At first glance, the humble scantron machine appears almost magical, capable of scanning a page full of pencil marks and instantly transforming them into a precise score. Yet this technology is a brilliant fusion of simple optical principles and robust engineering, designed to handle the massive scale of modern education with unwavering reliability. Understanding how these devices operate reveals a sophisticated system that balances speed with accuracy, ensuring that every bubble filled by a student is interpreted exactly as intended.
The Core Principle: Optical Mark Recognition
The fundamental mechanism behind a scantron machine is Optical Mark Recognition, or OMR. Unlike general image scanning, OMR is a specialized technology focused solely on detecting the presence or absence of a mark in a specific location. The system is not analyzing the content of a written essay or the nuance of shading; it is simply checking a grid of pre-defined locations for a change in light reflectance. When a test booklet is fed into the machine, it passes over a precisely aligned light source and sensor array.
How Light and Sensors Interpret Marks
The core of this detection lies in the contrast between the filled and unfilled areas of the paper.
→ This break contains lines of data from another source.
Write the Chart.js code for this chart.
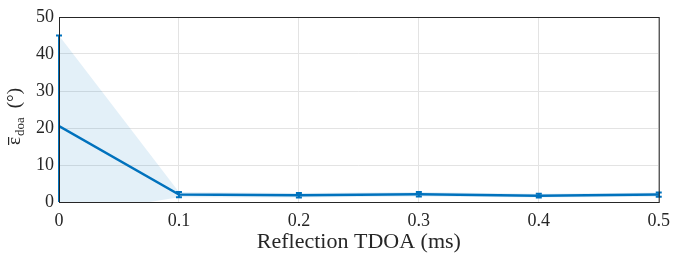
<!DOCTYPE html>
<html>
<head>
<meta charset="utf-8">
<script src="https://cdn.jsdelivr.net/npm/chart.js@4/dist/chart.umd.min.js"></script>
<style>
  html, body { margin: 0; padding: 0; background: #fff; }
  #wrap { width: 678px; height: 255px; }
</style>
</head>
<body>
<div id="wrap"><canvas id="myChart"></canvas></div>
<script>
// data
var tdoa = [0, 0.1, 0.2, 0.3, 0.4, 0.5];
var meanErr = [20.5, 2.0, 1.8, 2.1, 1.7, 2.0];
var upperErr = [45, 2.7, 2.4, 2.7, 2.2, 2.6];
var lowerErr = [-4, 1.3, 1.2, 1.5, 1.2, 1.4];
var xTicks = [0, 0.1, 0.2, 0.3, 0.4, 0.5];
var yTicks = [0, 10, 20, 30, 40, 50];

var blue = '#0072BD';
var font = 'Liberation Serif';

function pts(arr) {
    var out = [];
    for (var i = 0; i < tdoa.length; i++) {
        out.push({ x: tdoa[i], y: arr[i] });
    }
    return out;
}

// error bars with small caps
var errorBars = {
    id: 'errorBars',
    afterDatasetsDraw: function (chart) {
        var ctx = chart.ctx;
        var xs = chart.scales.x, ys = chart.scales.y;
        var a = chart.chartArea;
        ctx.save();
        ctx.beginPath();
        ctx.rect(a.left - 4, a.top, a.right - a.left + 8, a.bottom - a.top);
        ctx.clip();
        ctx.strokeStyle = blue;
        ctx.lineWidth = 2;
        for (var i = 0; i < tdoa.length; i++) {
            var px = xs.getPixelForValue(tdoa[i]);
            var top = ys.getPixelForValue(upperErr[i]);
            var bot = ys.getPixelForValue(lowerErr[i]);
            ctx.beginPath();
            ctx.moveTo(px, top); ctx.lineTo(px, bot);
            ctx.moveTo(px - 3, top); ctx.lineTo(px + 3, top);
            ctx.moveTo(px - 3, bot); ctx.lineTo(px + 3, bot);
            ctx.stroke();
        }
        ctx.restore();
    }
};

// box around the axes + y label with subscript
var boxAndLabel = {
    id: 'boxAndLabel',
    afterDraw: function (chart) {
        var ctx = chart.ctx;
        var a = chart.chartArea;
        ctx.save();
        ctx.strokeStyle = '#262626';
        ctx.lineWidth = 1;
        ctx.strokeRect(a.left + 0.5, a.top + 0.5, a.right - a.left, a.bottom - a.top);

        // label runs upward from y=145, baseline at x=20
        ctx.translate(20, 145);
        ctx.rotate(-Math.PI / 2);
        ctx.fillStyle = '#262626';
        ctx.textBaseline = 'alphabetic';
        var big = '19px "' + font + '"';
        var small = '13px "' + font + '"';
        ctx.font = big;
        var w1 = ctx.measureText('\u03b5').width;
        ctx.fillText('\u03b5', 0, 0);
        ctx.fillRect(0, -12, w1, 1.2);
        ctx.font = small;
        var w2 = ctx.measureText('doa').width;
        ctx.fillText('doa', w1 + 1, 4);
        ctx.font = big;
        ctx.fillText('(\u00b0)', w1 + w2 + 10, 0);
        ctx.restore();
    }
};

var ctx = document.getElementById('myChart').getContext('2d');

window.myChart = new Chart(ctx, {
    type: 'line',
    data: {
        datasets: [
            {
                label: 'upper',
                data: pts(upperErr),
                borderWidth: 0,
                pointRadius: 0,
                fill: '+1',
                backgroundColor: 'rgba(0,114,189,0.11)'
            },
            {
                label: 'lower',
                data: pts(lowerErr),
                borderWidth: 0,
                pointRadius: 0,
                fill: false
            },
            {
                label: 'mean',
                data: pts(meanErr),
                borderColor: blue,
                borderWidth: 2.5,
                pointRadius: 0,
                fill: false
            }
        ]
    },
    options: {
        responsive: true,
        maintainAspectRatio: false,
        animation: false,
        layout: { padding: { left: 0, right: 19, top: 17, bottom: 0 } },
        plugins: {
            legend: { display: false },
            tooltip: { enabled: false },
            filler: { drawTime: 'beforeDatasetsDraw' }
        },
        scales: {
            x: {
                type: 'linear',
                min: 0,
                max: 0.5,
                afterBuildTicks: function (s) {
                    s.ticks = xTicks.map(function (v) { return { value: v }; });
                },
                afterFit: function (s) { s.height = 53; },
                border: { display: false },
                grid: { color: '#e3e3e3', drawTicks: false },
                ticks: {
                    padding: 8,
                    color: '#262626',
                    font: { family: font, size: 18 },
                    callback: function (v) { return String(v); }
                },
                title: {
                    display: true,
                    text: 'Reflection TDOA (ms)',
                    color: '#262626',
                    font: { family: font, size: 22 },
                    padding: { top: 0, bottom: 0 }
                }
            },
            y: {
                min: 0,
                max: 50,
                afterBuildTicks: function (s) {
                    s.ticks = yTicks.map(function (v) { return { value: v }; });
                },
                afterFit: function (s) { s.width = 59; },
                border: { display: false },
                grid: { color: '#e3e3e3', drawTicks: false },
                ticks: {
                    padding: 5,
                    color: '#262626',
                    font: { family: font, size: 18 }
                }
            }
        }
    },
    plugins: [errorBars, boxAndLabel]
});
</script>
</body>
</html>
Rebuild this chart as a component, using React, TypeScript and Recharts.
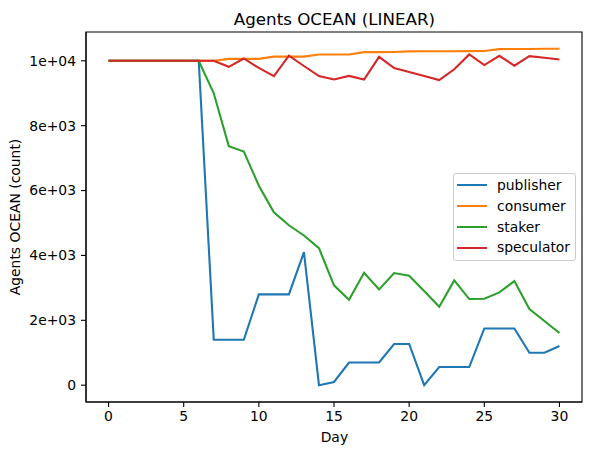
import React from "react";
import { LineChart, Line, XAxis, YAxis, Legend, ReferenceArea, Customized } from "recharts";

const days = [0, 1, 2, 3, 4, 5, 6, 7, 8, 9, 10, 11, 12, 13, 14, 15, 16, 17, 18, 19, 20, 21, 22, 23, 24, 25, 26, 27, 28, 29, 30];

const publisher = [
  10000, 10000, 10000, 10000, 10000, 10000, 10000, 1400, 1400, 1400, 2800, 2800, 2800, 4100, 0, 100,
  700, 700, 700, 1270, 1270, 0, 560, 560, 560, 1750, 1750, 1750, 1000, 1000, 1210,
];
const consumer = [
  10000, 10000, 10000, 10000, 10000, 10000, 10000, 10000, 10060, 10060, 10060, 10130, 10130, 10130, 10195, 10195,
  10195, 10267, 10267, 10270, 10290, 10295, 10295, 10295, 10297, 10300, 10360, 10365, 10365, 10370, 10370,
];
const staker = [
  10000, 10000, 10000, 10000, 10000, 10000, 10000, 9000, 7370, 7200, 6150, 5330, 4930, 4615, 4225, 3077,
  2636, 3467, 2954, 3456, 3374, 2903, 2420, 3231, 2656, 2666, 2861, 3210, 2349, 1980, 1610,
];
const speculator = [
  10000, 10000, 10000, 10000, 10000, 10000, 10000, 10000, 9815, 10072, 9780, 9528, 10160, 9840, 9528, 9425,
  9535, 9425, 10123, 9778, 9655, 9530, 9405, 9738, 10195, 9870, 10154, 9850, 10144, 10092, 10041,
];

const xTicks = [0, 5, 10, 15, 20, 25, 30];
const yTicks = [0, 2000, 4000, 6000, 8000, 10000];

const series = [
  { key: "publisher", color: "#1f77b4", values: publisher },
  { key: "consumer", color: "#ff7f0e", values: consumer },
  { key: "staker", color: "#2ca02c", values: staker },
  { key: "speculator", color: "#d62728", values: speculator },
];

const data = days.map((d, i) => {
  const row: Record<string, number> = { day: d };
  series.forEach((s) => (row[s.key] = s.values[i]));
  return row;
});

const FONT = "DejaVu Sans";
const FS = 13.9;

const X_DOMAIN = [-1.5, 31.5];
const Y_DOMAIN = [-518, 10888];

function sci(v: number) {
  if (v === 0) return "0";
  const exp = Math.floor(Math.log10(Math.abs(v)));
  const m = v / Math.pow(10, exp);
  return `${m}e+${String(exp).padStart(2, "0")}`;
}

// matplotlib-like legend box, keeps the plotting order
function LegendBox() {
  return (
    <div
      style={{
        boxSizing: "border-box",
        width: 123,
        height: 88,
        border: "1px solid #cccccc",
        borderRadius: 3,
        background: "rgba(255,255,255,0.8)",
        paddingTop: 1,
        fontFamily: FONT,
        fontSize: FS,
        color: "#000",
      }}
    >
      {series.map((s) => (
        <div key={s.key} style={{ height: 20.8, display: "flex", alignItems: "center", position: "relative" }}>
          <div style={{ position: "absolute", left: 3, width: 30, height: 2, background: s.color }} />
          <span style={{ position: "absolute", left: 43, lineHeight: "20.8px" }}>{s.key}</span>
        </div>
      ))}
    </div>
  );
}

const tickStyle = { fontFamily: FONT, fontSize: FS, fill: "#000" };

export default function App() {
  return (
    <div style={{ position: "absolute", left: 0, top: 0, width: 591, height: 455, background: "#fff" }}>
      <LineChart width={591} height={455} data={data} margin={{ top: 32, right: 9, bottom: 0, left: 0 }}>
        <XAxis
          dataKey="day"
          type="number"
          domain={X_DOMAIN}
          ticks={xTicks}
          allowDataOverflow
          height={53}
          stroke="#000"
          tickSize={5}
          tickMargin={4}
          tick={tickStyle}
          tickLine={{ stroke: "#000", strokeWidth: 1.1 }}
          axisLine={{ stroke: "#000", strokeWidth: 1.1 }}
          label={{
            content: () => (
              <text x={334.4} y={442} textAnchor="middle" fontFamily={FONT} fontSize={FS} fill="#000">
                Day
              </text>
            ),
          }}
        />
        <YAxis
          type="number"
          domain={Y_DOMAIN}
          ticks={yTicks}
          allowDataOverflow
          width={86}
          stroke="#000"
          tickSize={5}
          tickMargin={5}
          tick={tickStyle}
          tickFormatter={sci}
          tickLine={{ stroke: "#000", strokeWidth: 1.1 }}
          axisLine={{ stroke: "#000", strokeWidth: 1.1 }}
          label={{
            content: () => (
              <text
                x={20}
                y={217}
                transform="rotate(-90 20 217)"
                textAnchor="middle"
                fontFamily={FONT}
                fontSize={FS}
                fill="#000"
              >
                Agents OCEAN (count)
              </text>
            ),
          }}
        />
        <ReferenceArea
          x1={X_DOMAIN[0]}
          x2={X_DOMAIN[1]}
          y1={Y_DOMAIN[0]}
          y2={Y_DOMAIN[1]}
          fill="none"
          stroke="#000"
          strokeWidth={1.1}
        />
        {series.map((s) => (
          <Line
            key={s.key}
            dataKey={s.key}
            name={s.key}
            type="linear"
            stroke={s.color}
            strokeWidth={2.1}
            dot={false}
            activeDot={false}
            isAnimationActive={false}
          />
        ))}
        <Legend
          layout="vertical"
          align="center"
          verticalAlign="middle"
          content={<LegendBox />}
          wrapperStyle={{ left: 453, top: 173, width: 123, height: 88 }}
        />
        <Customized
          component={() => (
            <text x={334.4} y={24.5} textAnchor="middle" fontFamily={FONT} fontSize={16.7} fill="#000">
              Agents OCEAN (LINEAR)
            </text>
          )}
        />
      </LineChart>
    </div>
  );
}
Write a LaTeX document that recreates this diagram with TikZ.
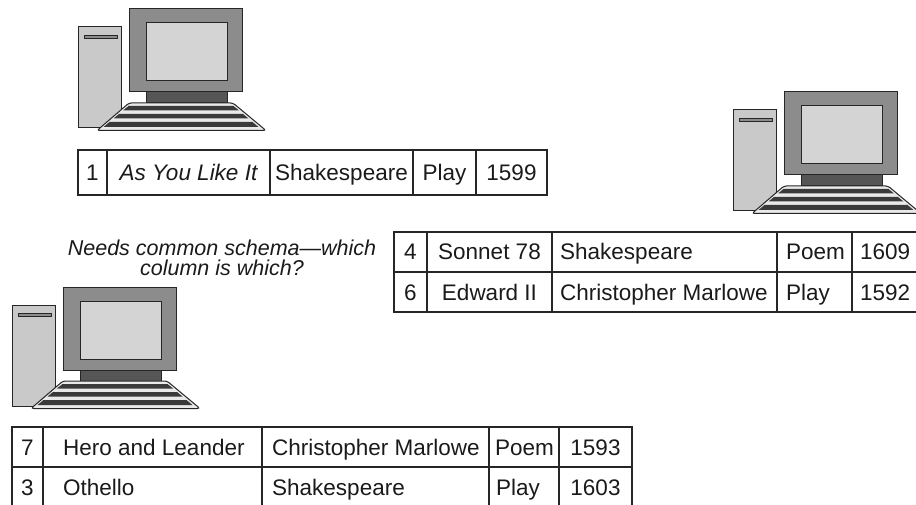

Standard paper allows a specific amount of light to pass through or reflect back to the sensor. When a pencil bubble is filled, the graphite creates a much denser surface that absorbs significantly more light. The scantron machine’s sensors are calibrated to detect this drop in reflectance. If the light reading at a specific coordinate falls below a set threshold, the system registers a filled circle; if the reflectance is high, the system records it as blank.
The Processing Journey: From Submission to Score
The process begins long before the exam is distributed, during the creation of the answer key. The correct answers are encoded into a digital template that the machine software uses as the definitive standard. Once the exams are completed and collected, the feeding mechanism—often a high-speed vacuum system or a precise gravity-fed stack—ensures the documents move smoothly one at a time across the scan path. This controlled feed is critical to prevent jams and ensure accurate alignment for every scan.
Data Capture and Translation
As each sheet passes the sensing window, the machine captures a digital snapshot of the answer pattern. This raw data is then compared bit-by-bit against the stored answer key template. The software calculates the total number of correct answers by identifying matches and, crucially, identifies any skipped questions or instances where multiple bubbles are filled in a single row, known as "multiple responses." The system processes this data at a remarkable pace, capable of grading thousands of sheets in a matter of hours without fatigue.
Ensuring Reliability: Error Detection and Security
Reliability is paramount, and scantron machines are engineered with multiple safeguards to ensure data integrity. One of the most important features is the detection of alignment issues. Most answer sheets feature a series of registration marks or a unique timing pattern along the edges of the perforated edge. These marks act as visual cues for the scanner, allowing the internal optics to confirm the sheet is perfectly aligned before processing begins. If a sheet is skewed or torn, the machine can often realign it or flag it for manual review.
Security and Anti-Cheating Measures
Beyond simple grading, the design of the scantron form itself acts as a security feature. The specific perforation pattern and the precise location of the bubbles are proprietary formats that are difficult to replicate without access to the official templates. Furthermore, advanced models can detect anomalies that suggest cheating, such as unusually light marks (indicating an eraser was used) or inconsistent pencil hardness that might suggest pre-filled sheets. This combination of optical precision and physical security makes the platform a trusted standard for high-stakes examinations.